En 2003, Pierre Assouline écrivait à propos d’un livre de Jérôme Garcin – son employeur (occasionnel) dans Le Nouvel Observateur : « S’il est un écrivain qui s’y entend vraiment pour dévoiler cette région obscure de l’âme où la pudeur rejoint l’impudeur, c’est bien Jérôme Garcin. On l’avait deviné il y a quatre ans avec La Chute de cheval (Folio), on en a la confirmation aujourd’hui avec Théâtre intime (Gallimard). Lui, si secret, semble s’exposer là en silence, non dans la recherche du bonheur mais dans la quête de la légèreté, cette grâce profane. Menacé de s’enliser entre ses morts en s’établissant dans la nostalgie, ce cavalier crépusculaire dut son salut aux deux êtres qui irradient ce récit, sa belle-mère et sa femme. » (Lire, février 2003). Il renouvellera plusieurs fois – sans trop de limite – l’expérience. Puis Pierre Assouline, après une énième critique louangeuse d’un livre de Garcin, prévient sur son blog (18 janvier 2006) : « Avis à d’autres obsédés, ceux du renvoi d’ascenseur. Jérôme Garcin dirige les pages culturelles du Nouvel Observateur auxquelles il m’arrive de collaborer. Je lisais et louais ses livres avant ; je ne vais ni m’arrêter de les lire, ni les accabler au seul motif que. Ceci dit, pour éviter à quelques-uns les éternels poncifs sur la rhubarbe et le séné littéraires. S’ils s’obstinent, par avance, je leur dis : Messieurs les ascenseurs, bonsoir. » Comme s’il suffisait de congédier les ascenseurs verbalement pour qu’ils cessent de fonctionner…
Autre exemple. Alors que Joseph Macé-Scaron est accusé de toute part de plagiat, l’un des rares qui le défend – au début de l’affaire – est Pierre Assouline. Dans un texte paru dans Le Monde des livres (26 août 2011) – sur lequel nous ne reviendrons pas [4] –, Assouline rappelle un fait important : « Journaliste, [Macé-Scaron] occupe des postes de direction à Marianne et au Magazine littéraire (auquel je m’honore de collaborer, honni soit qui mal y pense). » Et, de manière très alambiquée, il prend la défense de son employeur, sous prétexte d’« d’emprunt » unique, de « connerie » occasionnelle, etc. Ensuite, lorsqu’il s’est avéré que la plupart des livres de Macé-Scaron fourmillaient « d’emprunts » et que le bonhomme avait même plagié (on peut le dire) des articles de presse, la réaction d’Assouline fut à la hauteur de sa veulerie : silencieuse.
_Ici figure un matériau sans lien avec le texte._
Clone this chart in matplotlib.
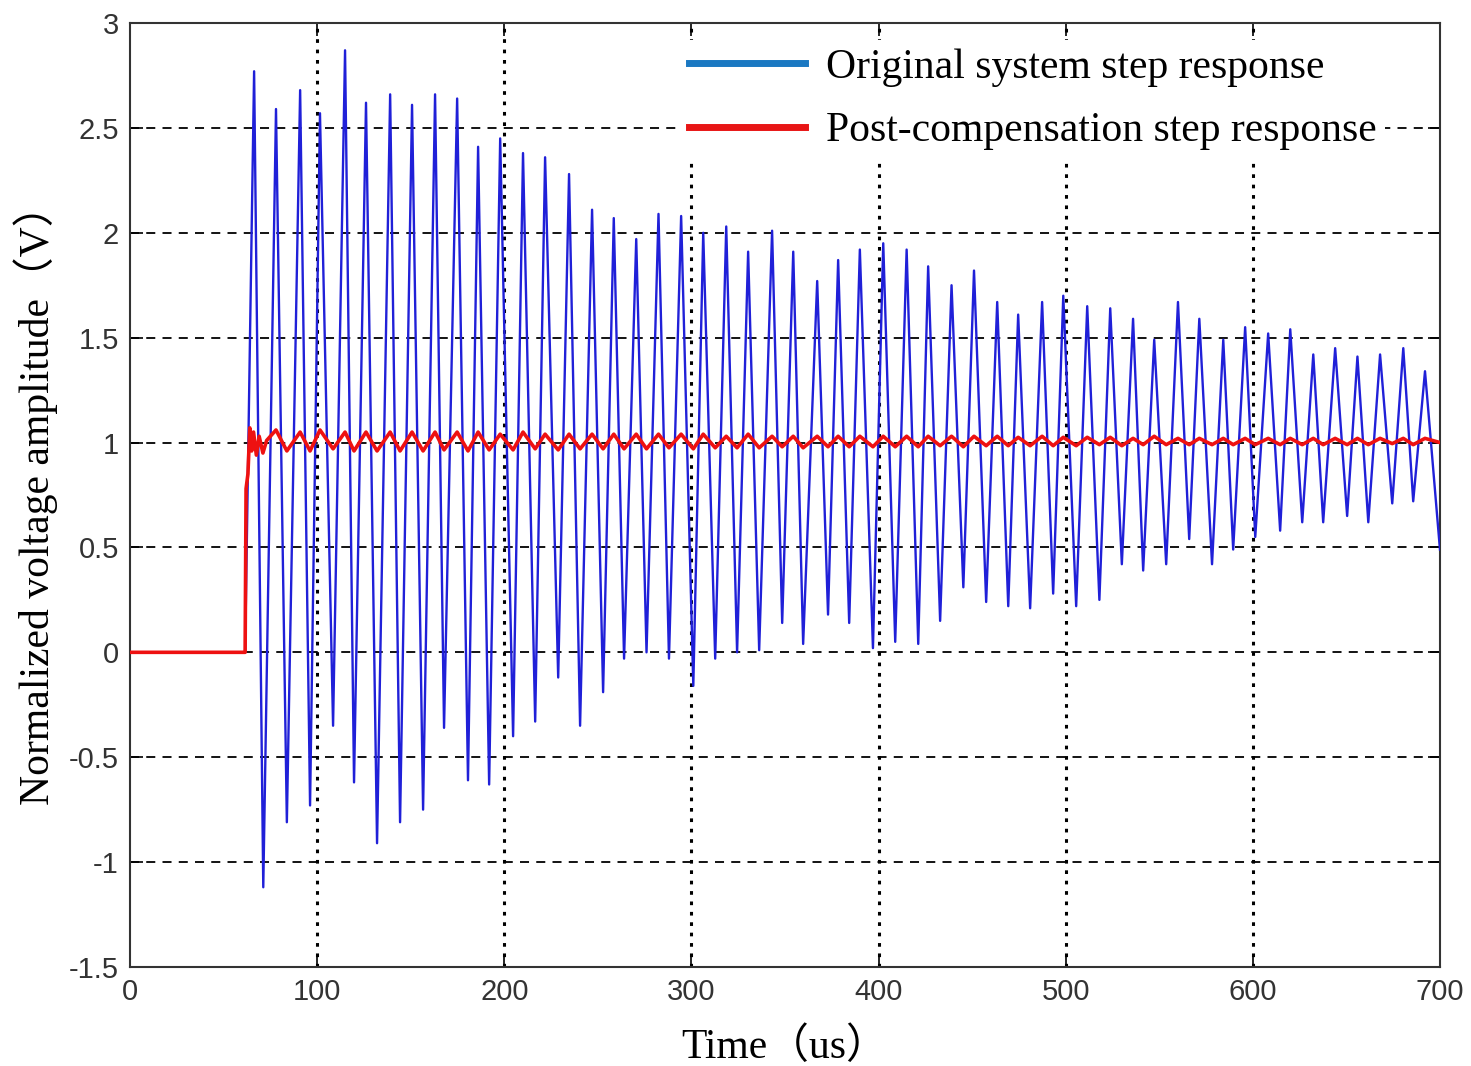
import matplotlib
matplotlib.use("Agg")
import matplotlib.pyplot as plt
from matplotlib.lines import Line2D

peak_t = [66.3, 78.0, 90.9, 101.5, 114.9, 126.1, 139.0, 150.7, 163.0, 174.8,
          186.0, 197.8, 210.0, 221.8, 234.6, 246.9, 258.5, 270.5, 282.4, 294.5,
          306.3, 318.6, 330.3, 343.1, 354.4, 367.2, 378.4, 390.0, 402.5, 415.0,
          426.5, 439.0, 451.0, 463.4, 474.6, 487.4, 498.7, 511.5, 523.8, 536.0,
          547.3, 560.0, 571.4, 584.2, 595.9, 608.2, 620.0, 632.3, 644.0, 655.9,
          668.0, 680.4, 692.0]
peak_v = [2.77, 2.59, 2.68, 2.57, 2.87, 2.62, 2.66, 2.61, 2.66, 2.64,
          2.41, 2.45, 2.38, 2.36, 2.28, 2.11, 2.07, 1.97, 2.09, 2.08,
          2.00, 2.03, 1.91, 2.01, 1.91, 1.77, 1.87, 1.92, 1.95, 1.92,
          1.84, 1.75, 1.82, 1.67, 1.61, 1.67, 1.70, 1.65, 1.64, 1.59,
          1.49, 1.67, 1.59, 1.49, 1.55, 1.52, 1.54, 1.42, 1.45, 1.41,
          1.42, 1.45, 1.34]
trough_t = [71.2, 83.8, 96.2, 108.5, 119.7, 132.0, 144.3, 156.6, 167.8, 180.6,
            191.9, 204.7, 216.5, 228.8, 240.5, 252.8, 264.0, 276.0, 288.0, 301.0,
            312.7, 324.4, 336.2, 348.5, 359.7, 373.0, 384.3, 397.0, 408.9, 421.2,
            432.9, 445.3, 457.5, 469.3, 481.0, 493.3, 505.6, 518.0, 530.0, 541.4,
            553.7, 566.0, 578.2, 589.5, 601.3, 614.6, 626.4, 637.6, 650.4, 661.7,
            674.5, 685.7]
trough_v = [-1.12, -0.81, -0.73, -0.35, -0.62, -0.91, -0.81, -0.75, -0.36, -0.61,
            -0.63, -0.40, -0.33, -0.12, -0.35, -0.19, -0.03, 0.00, -0.03, -0.16,
            -0.03, 0.00, 0.01, 0.14, 0.04, 0.18, 0.14, 0.02, 0.05, 0.04,
            0.15, 0.31, 0.24, 0.22, 0.21, 0.28, 0.22, 0.25, 0.42, 0.39,
            0.42, 0.54, 0.42, 0.49, 0.55, 0.58, 0.62, 0.62, 0.65, 0.62,
            0.71, 0.72]
step_t = 61.5
end_t, end_blue = 700.0, 0.49

# red: post-compensation response, start transient then small ripple
red_start_t = [0.0, 61.5, 62.0, 63.0, 64.0, 65.0, 66.0, 67.5, 69.0, 71.0, 73.0]
red_start_v = [0.0, 0.0, 0.78, 0.85, 1.07, 0.96, 1.05, 0.94, 1.03, 0.95, 1.01]
red_hi = [1.06, 1.05, 1.06, 1.05, 1.05, 1.05, 1.05, 1.05, 1.05, 1.05,
          1.04, 1.05, 1.04, 1.04, 1.04, 1.04, 1.04, 1.04, 1.04, 1.04,
          1.03, 1.04, 1.03, 1.03, 1.03, 1.03, 1.03, 1.03, 1.03, 1.03,
          1.03, 1.03, 1.03, 1.025, 1.03, 1.025, 1.025, 1.025, 1.02, 1.03,
          1.02, 1.02, 1.02, 1.02, 1.02, 1.02, 1.02, 1.02, 1.02, 1.02,
          1.02, 1.02]
red_lo = [0.96, 0.96, 0.97, 0.96, 0.96, 0.96, 0.96, 0.965, 0.96, 0.965,
          0.965, 0.97, 0.965, 0.97, 0.97, 0.97, 0.97, 0.975, 0.97, 0.975,
          0.975, 0.975, 0.98, 0.975, 0.98, 0.98, 0.98, 0.98, 0.98, 0.985,
          0.98, 0.985, 0.985, 0.985, 0.985, 0.985, 0.99, 0.985, 0.99, 0.99,
          0.99, 0.99, 0.99, 0.99, 0.99, 0.99, 0.99, 0.99, 0.99, 0.995,
          0.99]
end_red = 1.0

# build the polylines from the read-off extrema
blue_t = [0.0, step_t]
blue_v = [0.0, 0.0]
for i in range(len(peak_t)):
    blue_t.append(peak_t[i]); blue_v.append(peak_v[i])
    if i < len(trough_t):
        blue_t.append(trough_t[i]); blue_v.append(trough_v[i])
blue_t.append(end_t); blue_v.append(end_blue)

red_t = list(red_start_t)
red_v = list(red_start_v)
for i in range(len(red_hi)):
    red_t.append(peak_t[i + 1]); red_v.append(red_hi[i])
    if i < len(red_lo):
        red_t.append(trough_t[i + 1]); red_v.append(red_lo[i])
red_t.append(end_t); red_v.append(end_red)

serif = ['Liberation Serif', 'Noto Sans CJK SC', 'DejaVu Serif']

fig = plt.figure(figsize=(14.71, 10.66), dpi=100)
ax = fig.add_axes([0.0884, 0.0929, 0.8905, 0.8855])

ax.plot(blue_t, blue_v, color='#2020d8', lw=1.7, zorder=3)
ax.plot(red_t, red_v, color='#ee1111', lw=2.6, zorder=4)

ax.set_xlim(0, 700)
ax.set_ylim(-1.5, 3)
ax.set_xticks(range(0, 701, 100))
ax.set_yticks([-1.5, -1, -0.5, 0, 0.5, 1, 1.5, 2, 2.5, 3])
ax.set_yticklabels(['-1.5', '-1', '-0.5', '0', '0.5', '1', '1.5', '2', '2.5', '3'])
ax.tick_params(direction='in', length=9, width=1.2, top=True, right=True,
               labelsize=21, labelcolor='#333333', pad=8)
for lab in ax.get_xticklabels() + ax.get_yticklabels():
    lab.set_family('Liberation Sans')
for s in ax.spines.values():
    s.set_linewidth(1.5)
    s.set_color('#333333')

# grid: dashed horizontals, dotted verticals (inner lines only)
for y in [-1, -0.5, 0, 0.5, 1, 1.5, 2, 2.5]:
    ax.axhline(y, linestyle=(0, (5, 4)), color='black', lw=1.3, zorder=1)
for x in range(100, 700, 100):
    ax.axvline(x, linestyle=(0, (1.2, 2.2)), color='black', lw=2.2, zorder=1)

ax.set_xlabel('Time（us）', family=serif, fontsize=30, labelpad=15)
ax.set_ylabel('Normalized voltage amplitude（V）', family=serif, fontsize=30, labelpad=8)

handles = [Line2D([], [], color='#1a78c2', lw=5),
           Line2D([], [], color='#e81515', lw=5)]
leg = ax.legend(handles, ['Original system step response', 'Post-compensation step response'],
                loc='upper left', bbox_to_anchor=(0.42, 0.982), frameon=True,
                prop={'family': serif, 'size': 30}, handlelength=2.8,
                handletextpad=0.5, labelspacing=0.6, borderpad=0.2,
                borderaxespad=0, fancybox=False)
leg.set_zorder(6)
leg.get_frame().set_edgecolor('none')
leg.get_frame().set_facecolor('white')
leg.get_frame().set_alpha(1)

fig.savefig('out.png', dpi=100)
Horizon intellectuel peu varié ?
Pierre Assouline écrit :
« Avec Discepolo, on n’est même plus dans la morale à gros sabots mais dans la moraline telle que Nietzsche la tournait en dérision. Avec de tels maîtres du soupçon, le capitalisme sauvage et dérégulé a de beaux jours devant lui. Il y a bien des appels de notes qui renvoient à des sources. Il n’en donne pas moins l’impression de s’endormir tous les soirs avec Le Monde diplomatique et de se réveiller tous les matins avec Acrimed, c’est dire la variété de son horizon intellectuel. Sa vision de l’édition est si obsolète, datée et sectaire, ses philippiques si archaïques, qu’il ne s’aperçoit même pas que les vraies menaces s’appellent Orange, Free, SFR et autres propriétaires de tuyaux, dont le but est de s’approprier des contenus et de se faire eux-mêmes éditeurs et libraires, métiers qui leur sont totalement étrangers. »
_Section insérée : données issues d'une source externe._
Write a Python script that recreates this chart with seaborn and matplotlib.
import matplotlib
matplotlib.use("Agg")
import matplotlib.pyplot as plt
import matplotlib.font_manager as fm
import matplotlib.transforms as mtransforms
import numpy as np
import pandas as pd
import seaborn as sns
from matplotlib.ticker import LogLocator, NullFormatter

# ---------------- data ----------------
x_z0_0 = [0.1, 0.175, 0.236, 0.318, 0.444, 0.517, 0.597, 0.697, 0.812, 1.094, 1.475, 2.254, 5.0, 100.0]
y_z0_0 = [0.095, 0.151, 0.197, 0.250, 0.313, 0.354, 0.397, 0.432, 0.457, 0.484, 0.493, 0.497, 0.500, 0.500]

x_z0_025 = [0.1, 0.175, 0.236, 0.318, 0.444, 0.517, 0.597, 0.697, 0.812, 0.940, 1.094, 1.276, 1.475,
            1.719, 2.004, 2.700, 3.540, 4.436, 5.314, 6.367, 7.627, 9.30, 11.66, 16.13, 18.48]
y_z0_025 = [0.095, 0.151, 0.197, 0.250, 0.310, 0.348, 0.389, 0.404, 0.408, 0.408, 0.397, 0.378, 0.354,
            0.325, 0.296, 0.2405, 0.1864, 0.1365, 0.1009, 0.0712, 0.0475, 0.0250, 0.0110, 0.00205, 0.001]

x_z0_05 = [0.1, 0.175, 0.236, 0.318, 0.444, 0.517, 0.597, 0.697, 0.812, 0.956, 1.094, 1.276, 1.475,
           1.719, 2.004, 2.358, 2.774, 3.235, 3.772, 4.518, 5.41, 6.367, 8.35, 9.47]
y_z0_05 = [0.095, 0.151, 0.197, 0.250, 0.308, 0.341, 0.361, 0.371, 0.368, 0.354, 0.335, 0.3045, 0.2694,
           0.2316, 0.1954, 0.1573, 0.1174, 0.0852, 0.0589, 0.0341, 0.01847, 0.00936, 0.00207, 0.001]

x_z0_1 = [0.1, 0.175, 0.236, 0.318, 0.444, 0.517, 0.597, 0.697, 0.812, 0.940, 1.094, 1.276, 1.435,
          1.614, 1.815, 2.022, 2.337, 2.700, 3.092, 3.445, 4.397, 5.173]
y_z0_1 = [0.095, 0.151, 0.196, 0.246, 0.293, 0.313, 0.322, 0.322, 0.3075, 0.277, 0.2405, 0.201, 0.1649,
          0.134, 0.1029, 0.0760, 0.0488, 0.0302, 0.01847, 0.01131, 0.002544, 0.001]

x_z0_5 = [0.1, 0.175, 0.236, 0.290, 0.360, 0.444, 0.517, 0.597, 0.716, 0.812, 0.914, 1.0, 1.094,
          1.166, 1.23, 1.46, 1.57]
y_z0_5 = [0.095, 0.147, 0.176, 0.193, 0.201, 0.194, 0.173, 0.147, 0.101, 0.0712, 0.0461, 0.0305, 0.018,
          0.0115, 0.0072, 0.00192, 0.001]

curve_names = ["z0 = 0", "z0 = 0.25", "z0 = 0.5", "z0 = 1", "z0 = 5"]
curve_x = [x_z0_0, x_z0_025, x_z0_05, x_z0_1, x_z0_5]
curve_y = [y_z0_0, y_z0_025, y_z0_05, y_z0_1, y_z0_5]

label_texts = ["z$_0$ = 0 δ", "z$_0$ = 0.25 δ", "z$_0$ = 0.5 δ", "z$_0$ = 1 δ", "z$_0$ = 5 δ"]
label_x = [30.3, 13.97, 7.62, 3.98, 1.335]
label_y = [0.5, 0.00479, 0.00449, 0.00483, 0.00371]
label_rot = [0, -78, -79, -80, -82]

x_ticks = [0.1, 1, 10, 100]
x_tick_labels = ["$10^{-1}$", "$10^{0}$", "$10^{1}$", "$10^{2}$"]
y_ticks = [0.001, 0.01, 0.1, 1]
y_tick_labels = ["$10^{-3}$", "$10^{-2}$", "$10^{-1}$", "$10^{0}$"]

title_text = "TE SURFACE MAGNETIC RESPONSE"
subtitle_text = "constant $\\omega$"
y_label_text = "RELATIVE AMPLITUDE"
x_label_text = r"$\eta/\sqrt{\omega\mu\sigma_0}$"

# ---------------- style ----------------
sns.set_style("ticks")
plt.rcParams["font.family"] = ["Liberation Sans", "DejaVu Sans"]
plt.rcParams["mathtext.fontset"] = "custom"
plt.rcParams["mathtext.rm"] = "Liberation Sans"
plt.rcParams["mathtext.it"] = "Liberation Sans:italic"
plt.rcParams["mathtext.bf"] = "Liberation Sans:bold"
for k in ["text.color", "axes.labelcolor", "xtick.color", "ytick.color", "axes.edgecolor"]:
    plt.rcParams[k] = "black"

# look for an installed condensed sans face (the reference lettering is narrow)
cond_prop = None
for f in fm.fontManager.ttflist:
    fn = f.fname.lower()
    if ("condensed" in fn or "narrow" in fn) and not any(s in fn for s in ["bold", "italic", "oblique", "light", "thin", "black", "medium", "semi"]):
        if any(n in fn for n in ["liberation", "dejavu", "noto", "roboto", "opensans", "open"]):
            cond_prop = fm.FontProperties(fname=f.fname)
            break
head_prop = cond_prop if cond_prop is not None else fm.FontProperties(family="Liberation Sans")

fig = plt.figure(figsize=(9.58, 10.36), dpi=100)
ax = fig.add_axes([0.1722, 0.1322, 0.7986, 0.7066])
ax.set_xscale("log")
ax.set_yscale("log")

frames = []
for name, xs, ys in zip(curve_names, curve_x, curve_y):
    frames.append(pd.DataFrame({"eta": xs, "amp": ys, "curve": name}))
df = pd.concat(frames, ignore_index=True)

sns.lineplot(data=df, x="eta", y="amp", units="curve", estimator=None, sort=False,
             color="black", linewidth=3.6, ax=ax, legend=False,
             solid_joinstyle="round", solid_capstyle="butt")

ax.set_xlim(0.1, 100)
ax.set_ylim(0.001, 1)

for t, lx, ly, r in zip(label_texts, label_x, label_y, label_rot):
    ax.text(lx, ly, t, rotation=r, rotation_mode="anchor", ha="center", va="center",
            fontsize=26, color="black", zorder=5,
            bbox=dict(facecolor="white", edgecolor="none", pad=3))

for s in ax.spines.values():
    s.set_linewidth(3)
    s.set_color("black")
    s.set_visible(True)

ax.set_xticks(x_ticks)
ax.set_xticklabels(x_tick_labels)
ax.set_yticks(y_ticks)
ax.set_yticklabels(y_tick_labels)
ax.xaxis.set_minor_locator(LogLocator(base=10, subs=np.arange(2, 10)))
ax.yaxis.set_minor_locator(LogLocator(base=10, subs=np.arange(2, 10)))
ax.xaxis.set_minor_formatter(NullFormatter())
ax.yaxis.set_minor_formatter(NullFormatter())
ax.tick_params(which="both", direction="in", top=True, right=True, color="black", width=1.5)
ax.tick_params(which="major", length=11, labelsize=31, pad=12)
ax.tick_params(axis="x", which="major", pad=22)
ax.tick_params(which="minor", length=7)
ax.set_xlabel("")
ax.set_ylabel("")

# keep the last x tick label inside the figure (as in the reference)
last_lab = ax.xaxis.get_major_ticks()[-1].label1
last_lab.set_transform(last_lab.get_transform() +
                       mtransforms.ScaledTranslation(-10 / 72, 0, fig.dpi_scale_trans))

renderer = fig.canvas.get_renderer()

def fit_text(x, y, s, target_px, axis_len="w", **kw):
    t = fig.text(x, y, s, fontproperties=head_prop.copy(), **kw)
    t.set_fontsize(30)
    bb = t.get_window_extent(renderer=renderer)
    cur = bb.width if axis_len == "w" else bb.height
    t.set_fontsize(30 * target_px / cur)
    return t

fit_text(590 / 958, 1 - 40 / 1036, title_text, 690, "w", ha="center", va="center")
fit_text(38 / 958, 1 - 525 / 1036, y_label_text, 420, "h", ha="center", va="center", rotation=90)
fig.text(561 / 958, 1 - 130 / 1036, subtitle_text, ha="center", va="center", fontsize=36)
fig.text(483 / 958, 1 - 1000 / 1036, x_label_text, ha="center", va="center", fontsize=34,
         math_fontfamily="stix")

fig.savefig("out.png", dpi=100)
« Il n’en donne pas moins l’impression de s’endormir tous les soirs avec Le Monde diplomatique et de se réveiller tous les matins avec Acrimed, c’est dire la variété de son horizon intellectuel. » Mais que fait donc Pierre Assouline, si ce n’est de s’endormir tous les soirs en flattant ses amis, de se réveiller tous les matins en protégeant ses patrons et de déjeuner tous les midis en défendant son éditeur, Gallimard ? Son horizon est si peu varié qu’il ne travaille (ou n’a travaillé) que pour la presse littéraire parisienne « de gauche » : Le Monde des livres, Lire, Le Magazine littéraire et Le Nouvel Observateur. Nous avons cherché : depuis 2002, il n’a signé que deux articles dans Le Figaro, deux articles dans Les Échos, aucun dans La Tribune, aucun dans L’Humanité, aucun dans Minute, aucun dans Le Monde diplomatique, aucun dans France-Soir, aucun dans Siné Hebdo.
Lui reprochera-t-on d’avoir un horizon intellectuel peu varié ?
Qui d’autre qu’un manichéen dont l’horizon intellectuel est peu varié a pu dire un jour que « l’indépendance est une fiction, dans le domaine du livre comme dans celui de la presse. Soit vous faites partie d’un groupe, soit vous créez votre propre groupe » ? Thierry Discepolo ? Éric Hazan ? Un rédacteur d’Acrimed ou un journaliste du Monde diplomatique ? Non.
Pierre Assouline lui-même. C’était en janvier 2004, il venait de perdre son emploi à la tête de la rédaction du magazine Lire.